Seven Significant Statements are the foundation for the thinking to be done. Three Triangulating Propositions define the space that leads to an appreciation of the Central Operating Premise of the specific situation. The framework is the roadmap for cracking the code of the issue and getting to the heart of the matter. Once you get to Central Operating Premise it is completely clear that you understand the matter well enough to be brief … very brief.

The words “seven significant statements” are carefully chosen because at this level you are operating in fast thinking mode. The quickest way to get through a lot of data and information is to create a framework that invites the intuitive thinker in you to take the lead while, at the same time, giving the deliberative thinker in you a degree of control over at least the amount and the purpose of the insights your intuitive thinker needs to “intuit.” This approach combines elements of the best of each thinking/decisional modalities on which you function.

Significance

The word “significant” has a special importance in the Fast Track Thinking space. Clearly, some part of your brain taps into everything you have ever learned, everything you are, and every process which you have ever used to subconsciously sort through information to “assess” (although clearly not in a logical and deliberative sense) what “matters” and what does not matter and what “has significance” and what does not. I can’t tell you how often, in the course of running a group Fast Track Thinking exercise, I have found myself saying “this feels important enough to put on the list of seven. I don’t know why or how it’s important. I just know it is….”

Time after time, those statements that made the list of seven ended up being meaningful. They may not have ultimately ended up on the final list, but their continuing presence in the thinking process ultimately helped shape and clarify other ideas.

The other aspect of “significant” implies a weighting or a value that goes with the idea of neither more nor fewer than seven.

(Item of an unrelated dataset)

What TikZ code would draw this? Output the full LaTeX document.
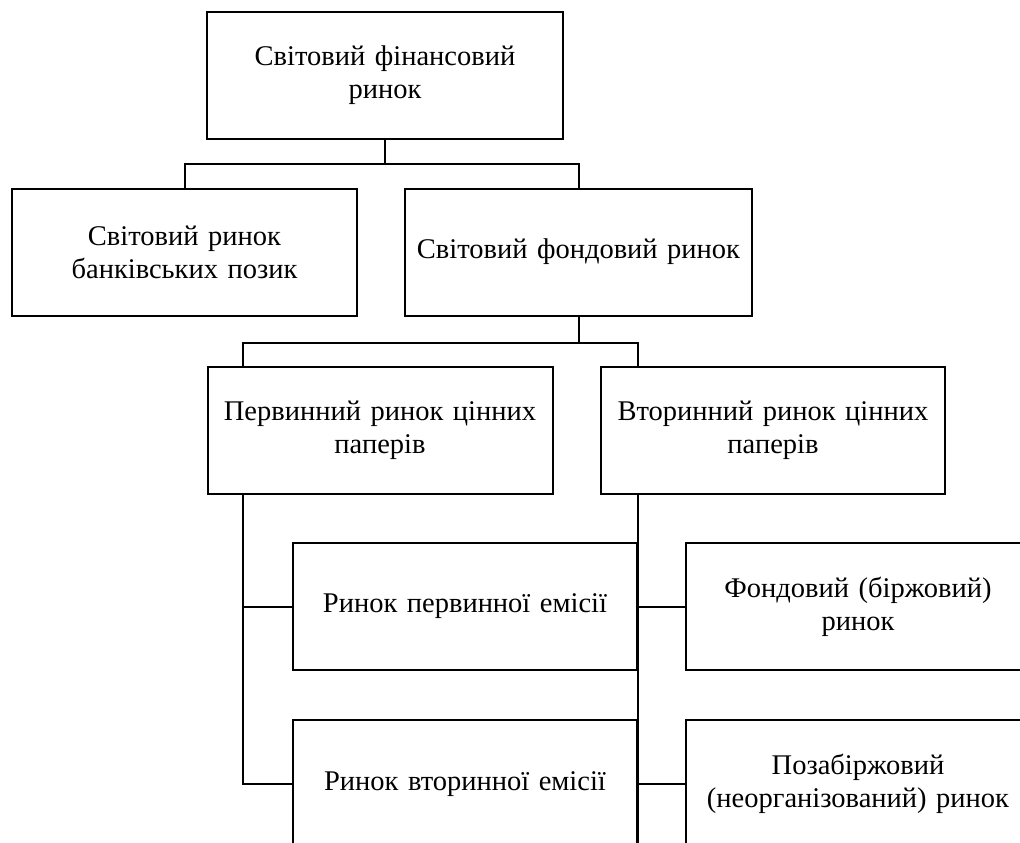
\documentclass[tikz,border=0pt]{standalone}
\usepackage{fontspec}
\setmainfont{Liberation Serif}
\usetikzlibrary{positioning, calc}

\begin{document}
\begin{tikzpicture}[
    x=1pt, y=-1pt,
    line width=2pt,
    % Styles
    market/.style={
        draw, rectangle, line width=2pt,
        minimum width=345pt, minimum height=127pt,
        text width=335pt, align=center, inner sep=0pt,
        font=\fontsize{28.5}{33}\selectfont
    },
    link/.style={line width=2pt}
  ]

    \clip (0,0) rectangle (1020,843);

    % --- Top levels ---
    \node (fin)   [market, minimum width=356pt] at (385,75.5) {Світовий фінансовий\\ринок};
    \node (bank)  [market] at (184.5,252) {Світовий ринок\\банківських позик};
    \node (fond)  [market, minimum width=347pt] at (578.5,252) {Світовий фондовий ринок};

    % --- Securities markets ---
    \node (perv)  [market] at (380,430) {Первинний ринок цінних\\паперів};
    \node (vtor)  [market, minimum width=344pt] at (773,430) {Вторинний ринок цінних\\паперів};

    % --- Emission and exchange markets ---
    \node (pem)   [market, minimum width=344pt] at (465,606.5) {Ринок первинної емісії};
    \node (vem)   [market, minimum width=344pt, minimum height=128pt] at (465,784) {Ринок вторинної емісії};
    \node (birzh) [market, minimum width=344pt] at (858,606.5) {Фондовий (біржовий)\\ринок};
    \node (pozab) [market, minimum width=344pt, minimum height=128pt] at (858,784) {Позабіржовий\\(неорганізований) ринок};

    % --- Spines ---
    \coordinate (ls) at (243,0);
    \coordinate (rs) at (pem.east);

    % --- Connectors ---
    \draw[link] (fin.south) -- ++(0,24) coordinate (j1);
    \draw[link] (bank.north) |- (j1) -| (fond.north);
    \draw[link] (fond.south) -- ++(0,26) coordinate (j2);
    \draw[link] (ls |- perv.north) |- (j2) -| (rs |- vtor.north);

    \draw[link] (ls |- perv.south) |- (vem.west);
    \draw[link] (ls |- pem.west) -- (pem.west);

    \draw[link] (rs |- vtor.south) -- (rs |- 0,860);
    \draw[link] (pem.east) -- (birzh.west);
    \draw[link] (vem.east) -- (pozab.west);

\end{tikzpicture}
\end{document}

If you can’t come up with seven significant statements, go back to your source material and figure out what you missed on the first pass. Having less than seven supporting points just feels like “light thinking” or skimming and might put you at risk of having missed something important.

If, on the other hand, you get to seven quickly and then start feeling that other things also belong on the list… well, this is exactly why The Rule of Seven exists. Remember that no one will be able to embrace more than seven supporting statements. If you feel that more points “need” to be included, that’s when the rel heavy thinking begins.